On 2017-08-25 22:23, Steve Dower wrote:
> On 25Aug2017 1058, Christian Heimes wrote:
>> Here is a simplified and partial example for a simple Python
>> 'myservice'. When the service is started by the init system, the process
>> is automatically transitions into the myservice_exec_t domain.
>>
>> [SNIP]
> I feel like the piece I'm missing is what needs to be added to the
> CPython source to make this all work. (As with auditd - when Nick
> pointed it out to me I wasn't comfortable until I found a sample using
> audit_open().)

I need to talk to some people before I can give you a good answer. A
poor man's solution would look like this:

with open(modulefile, 'rb') as f:
    context = fgetfilecon(f.fileno())
    user, role, type, label = context.split(':', 4)
    if type != 'python_code_t':
       raise PermissionError

I'm pretty sure it is the wrong approach. Python should not check
SELinux labels. Instead we should ask if the current process context is
allowed to perform a specific action (import a Python file) for a file
with a certain context. I don't know how to archive this kind of check.
Perhaps something like this may work:

avc_has_perm(
    getcon(),
    fgetfilecon(f.fileno()),
    SECCLASS_FILE,
    FILE__EXECUTE,
    metadata  # to be filled with file name
)

This would also log proper audit events.

>> We can talk about SELinux during the sprint.
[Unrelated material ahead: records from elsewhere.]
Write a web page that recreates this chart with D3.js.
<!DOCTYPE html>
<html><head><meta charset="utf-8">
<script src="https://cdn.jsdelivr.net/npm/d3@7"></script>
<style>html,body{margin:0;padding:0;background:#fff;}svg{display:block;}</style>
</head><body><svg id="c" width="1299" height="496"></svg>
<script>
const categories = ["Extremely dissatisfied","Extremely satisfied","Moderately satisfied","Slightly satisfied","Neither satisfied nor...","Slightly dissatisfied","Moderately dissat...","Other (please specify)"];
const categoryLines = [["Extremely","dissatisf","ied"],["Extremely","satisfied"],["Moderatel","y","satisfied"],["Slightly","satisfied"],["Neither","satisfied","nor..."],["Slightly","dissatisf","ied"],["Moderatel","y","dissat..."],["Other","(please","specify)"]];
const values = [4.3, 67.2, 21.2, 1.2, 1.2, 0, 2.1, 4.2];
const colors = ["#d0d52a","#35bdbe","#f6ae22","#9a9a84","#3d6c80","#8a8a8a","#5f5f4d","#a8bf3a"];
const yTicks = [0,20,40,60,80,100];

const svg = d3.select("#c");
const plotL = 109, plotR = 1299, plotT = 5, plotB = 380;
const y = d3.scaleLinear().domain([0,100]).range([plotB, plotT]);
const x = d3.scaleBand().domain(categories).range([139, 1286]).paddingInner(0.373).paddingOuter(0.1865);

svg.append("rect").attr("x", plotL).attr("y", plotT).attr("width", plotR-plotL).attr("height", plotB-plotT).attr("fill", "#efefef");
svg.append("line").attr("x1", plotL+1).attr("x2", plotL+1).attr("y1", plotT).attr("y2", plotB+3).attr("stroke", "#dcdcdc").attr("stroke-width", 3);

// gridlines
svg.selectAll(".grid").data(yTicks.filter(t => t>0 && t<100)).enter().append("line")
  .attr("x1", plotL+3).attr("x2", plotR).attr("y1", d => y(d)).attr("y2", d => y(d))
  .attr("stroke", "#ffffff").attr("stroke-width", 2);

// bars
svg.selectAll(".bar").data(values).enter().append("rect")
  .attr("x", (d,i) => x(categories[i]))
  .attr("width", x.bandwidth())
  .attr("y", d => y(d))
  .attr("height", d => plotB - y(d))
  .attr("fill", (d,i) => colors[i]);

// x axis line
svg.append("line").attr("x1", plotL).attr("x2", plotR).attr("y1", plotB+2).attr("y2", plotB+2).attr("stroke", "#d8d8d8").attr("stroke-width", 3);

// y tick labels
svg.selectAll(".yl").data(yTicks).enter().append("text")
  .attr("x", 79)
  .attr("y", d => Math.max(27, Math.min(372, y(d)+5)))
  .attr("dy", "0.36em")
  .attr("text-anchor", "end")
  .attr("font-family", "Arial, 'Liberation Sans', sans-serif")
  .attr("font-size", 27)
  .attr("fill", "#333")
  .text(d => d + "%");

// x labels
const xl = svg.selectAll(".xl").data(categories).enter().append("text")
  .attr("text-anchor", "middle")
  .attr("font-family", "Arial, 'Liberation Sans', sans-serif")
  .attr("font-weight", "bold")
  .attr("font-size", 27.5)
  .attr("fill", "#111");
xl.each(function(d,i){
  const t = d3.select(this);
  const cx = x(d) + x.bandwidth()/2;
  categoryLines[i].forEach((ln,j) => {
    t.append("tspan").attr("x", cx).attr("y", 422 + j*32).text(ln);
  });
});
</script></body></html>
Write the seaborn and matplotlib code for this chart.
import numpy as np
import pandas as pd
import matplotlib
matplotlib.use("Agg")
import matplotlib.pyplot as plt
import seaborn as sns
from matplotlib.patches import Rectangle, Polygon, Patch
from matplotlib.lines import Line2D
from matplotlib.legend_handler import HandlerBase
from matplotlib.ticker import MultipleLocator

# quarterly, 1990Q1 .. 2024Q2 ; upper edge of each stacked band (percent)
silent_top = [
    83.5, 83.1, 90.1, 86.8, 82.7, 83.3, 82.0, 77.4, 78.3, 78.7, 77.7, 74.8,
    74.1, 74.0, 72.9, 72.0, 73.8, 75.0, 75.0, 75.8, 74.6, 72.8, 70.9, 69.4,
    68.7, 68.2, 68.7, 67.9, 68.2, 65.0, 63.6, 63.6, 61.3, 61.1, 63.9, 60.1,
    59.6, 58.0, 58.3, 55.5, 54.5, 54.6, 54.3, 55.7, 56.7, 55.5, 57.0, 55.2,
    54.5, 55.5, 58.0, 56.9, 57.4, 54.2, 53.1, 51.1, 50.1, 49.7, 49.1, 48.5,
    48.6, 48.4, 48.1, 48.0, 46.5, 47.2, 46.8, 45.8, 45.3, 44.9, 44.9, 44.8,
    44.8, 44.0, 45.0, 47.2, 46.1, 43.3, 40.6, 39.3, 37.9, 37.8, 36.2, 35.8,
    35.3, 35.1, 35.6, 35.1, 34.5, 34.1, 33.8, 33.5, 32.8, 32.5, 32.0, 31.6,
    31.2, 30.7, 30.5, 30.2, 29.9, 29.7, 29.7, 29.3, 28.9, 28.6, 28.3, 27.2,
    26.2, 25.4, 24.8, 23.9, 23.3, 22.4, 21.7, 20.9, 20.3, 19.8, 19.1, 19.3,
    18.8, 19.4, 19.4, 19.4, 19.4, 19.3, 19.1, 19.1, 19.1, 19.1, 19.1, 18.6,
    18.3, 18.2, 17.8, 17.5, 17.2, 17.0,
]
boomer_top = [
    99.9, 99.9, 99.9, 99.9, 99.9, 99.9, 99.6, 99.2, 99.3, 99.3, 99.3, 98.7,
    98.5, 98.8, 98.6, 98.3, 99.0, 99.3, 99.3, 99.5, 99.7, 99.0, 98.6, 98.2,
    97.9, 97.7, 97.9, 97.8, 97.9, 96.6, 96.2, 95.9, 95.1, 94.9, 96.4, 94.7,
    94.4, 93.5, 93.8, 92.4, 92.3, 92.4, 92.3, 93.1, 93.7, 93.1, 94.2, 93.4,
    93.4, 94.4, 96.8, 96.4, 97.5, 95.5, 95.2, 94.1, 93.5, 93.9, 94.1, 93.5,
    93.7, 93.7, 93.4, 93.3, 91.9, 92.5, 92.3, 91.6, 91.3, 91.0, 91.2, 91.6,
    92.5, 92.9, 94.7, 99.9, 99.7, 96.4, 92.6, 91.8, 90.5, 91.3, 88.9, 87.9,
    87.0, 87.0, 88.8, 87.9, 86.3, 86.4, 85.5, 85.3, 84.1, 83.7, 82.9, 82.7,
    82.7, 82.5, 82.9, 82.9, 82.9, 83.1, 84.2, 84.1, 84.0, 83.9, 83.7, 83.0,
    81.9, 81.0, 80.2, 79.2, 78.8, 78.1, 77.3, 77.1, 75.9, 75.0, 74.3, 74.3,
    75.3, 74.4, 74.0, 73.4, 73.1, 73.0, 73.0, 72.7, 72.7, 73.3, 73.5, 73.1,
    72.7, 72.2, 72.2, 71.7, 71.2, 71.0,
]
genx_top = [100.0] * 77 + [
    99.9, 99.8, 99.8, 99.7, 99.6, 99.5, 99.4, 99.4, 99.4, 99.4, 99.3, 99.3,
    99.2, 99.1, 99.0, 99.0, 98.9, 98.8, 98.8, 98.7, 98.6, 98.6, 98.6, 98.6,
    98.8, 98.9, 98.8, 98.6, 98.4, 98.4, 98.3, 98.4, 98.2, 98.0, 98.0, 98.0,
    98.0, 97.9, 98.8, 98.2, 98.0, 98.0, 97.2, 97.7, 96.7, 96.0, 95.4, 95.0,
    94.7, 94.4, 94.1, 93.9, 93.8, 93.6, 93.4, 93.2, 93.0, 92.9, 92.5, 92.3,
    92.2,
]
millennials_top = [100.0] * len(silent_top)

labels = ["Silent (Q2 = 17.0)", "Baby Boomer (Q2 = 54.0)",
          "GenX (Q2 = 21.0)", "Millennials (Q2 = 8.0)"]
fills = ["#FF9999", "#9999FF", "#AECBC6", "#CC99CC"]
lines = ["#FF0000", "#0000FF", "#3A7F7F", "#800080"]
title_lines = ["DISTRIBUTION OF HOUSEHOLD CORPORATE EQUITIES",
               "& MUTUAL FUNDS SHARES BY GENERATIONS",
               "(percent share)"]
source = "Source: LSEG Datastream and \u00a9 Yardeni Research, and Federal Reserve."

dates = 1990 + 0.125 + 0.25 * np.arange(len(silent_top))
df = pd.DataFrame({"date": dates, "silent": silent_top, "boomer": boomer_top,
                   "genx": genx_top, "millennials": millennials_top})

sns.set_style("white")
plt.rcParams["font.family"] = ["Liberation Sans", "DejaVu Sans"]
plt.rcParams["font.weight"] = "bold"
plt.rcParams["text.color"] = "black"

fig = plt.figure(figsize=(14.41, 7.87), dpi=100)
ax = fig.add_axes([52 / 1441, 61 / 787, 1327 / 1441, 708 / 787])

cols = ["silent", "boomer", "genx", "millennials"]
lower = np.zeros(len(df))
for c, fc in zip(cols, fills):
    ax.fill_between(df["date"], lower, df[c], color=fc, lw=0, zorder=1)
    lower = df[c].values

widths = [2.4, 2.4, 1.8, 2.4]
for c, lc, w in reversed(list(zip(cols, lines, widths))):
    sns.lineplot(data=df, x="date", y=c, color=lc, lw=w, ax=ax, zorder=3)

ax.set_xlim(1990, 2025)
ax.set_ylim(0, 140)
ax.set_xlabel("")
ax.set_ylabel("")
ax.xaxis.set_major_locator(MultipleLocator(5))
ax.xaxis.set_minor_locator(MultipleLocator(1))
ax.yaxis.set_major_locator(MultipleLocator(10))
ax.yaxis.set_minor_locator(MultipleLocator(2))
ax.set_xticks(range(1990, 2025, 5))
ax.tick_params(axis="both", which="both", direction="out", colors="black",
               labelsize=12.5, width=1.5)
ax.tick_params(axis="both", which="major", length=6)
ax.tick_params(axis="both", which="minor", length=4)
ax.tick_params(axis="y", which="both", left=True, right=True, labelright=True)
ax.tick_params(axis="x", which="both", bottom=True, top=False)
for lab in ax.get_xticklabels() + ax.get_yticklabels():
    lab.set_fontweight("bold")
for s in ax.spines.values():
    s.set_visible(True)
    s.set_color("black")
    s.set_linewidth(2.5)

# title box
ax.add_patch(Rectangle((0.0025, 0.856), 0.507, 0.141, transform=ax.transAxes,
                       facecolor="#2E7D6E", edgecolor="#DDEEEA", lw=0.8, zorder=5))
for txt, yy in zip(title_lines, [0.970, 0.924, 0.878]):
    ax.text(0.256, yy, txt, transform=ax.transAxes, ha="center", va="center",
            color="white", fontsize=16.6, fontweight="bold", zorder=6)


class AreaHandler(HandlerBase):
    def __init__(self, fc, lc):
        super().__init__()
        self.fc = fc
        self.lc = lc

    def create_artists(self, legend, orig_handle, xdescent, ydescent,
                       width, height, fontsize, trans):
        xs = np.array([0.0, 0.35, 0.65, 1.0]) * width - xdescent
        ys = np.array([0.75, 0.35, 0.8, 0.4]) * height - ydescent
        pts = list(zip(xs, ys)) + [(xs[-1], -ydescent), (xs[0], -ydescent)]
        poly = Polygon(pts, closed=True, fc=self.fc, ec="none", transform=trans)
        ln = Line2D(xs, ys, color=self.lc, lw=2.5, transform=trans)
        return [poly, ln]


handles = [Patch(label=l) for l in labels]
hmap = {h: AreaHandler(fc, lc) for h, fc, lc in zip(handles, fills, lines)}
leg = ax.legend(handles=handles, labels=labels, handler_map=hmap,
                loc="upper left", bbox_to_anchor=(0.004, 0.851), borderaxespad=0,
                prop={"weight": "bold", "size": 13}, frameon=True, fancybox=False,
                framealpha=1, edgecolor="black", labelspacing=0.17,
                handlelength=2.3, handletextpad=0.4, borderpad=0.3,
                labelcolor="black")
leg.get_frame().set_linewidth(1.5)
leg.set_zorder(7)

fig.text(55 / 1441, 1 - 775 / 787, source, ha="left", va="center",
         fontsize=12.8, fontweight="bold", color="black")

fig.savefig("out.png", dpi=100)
If you like either Nick,
>> Victor, or I could contact some engineers from SELinux (Dan) and Linux
>> auditing team (Paul, RGB) here at Red Hat.
> 
> I'm very keen for as many platform-specific proofs of concept as
> possible. The more people who are thinking "if I had this information
> available, what would I do with it?" the better.

I'll try to get in context with some people on Monday.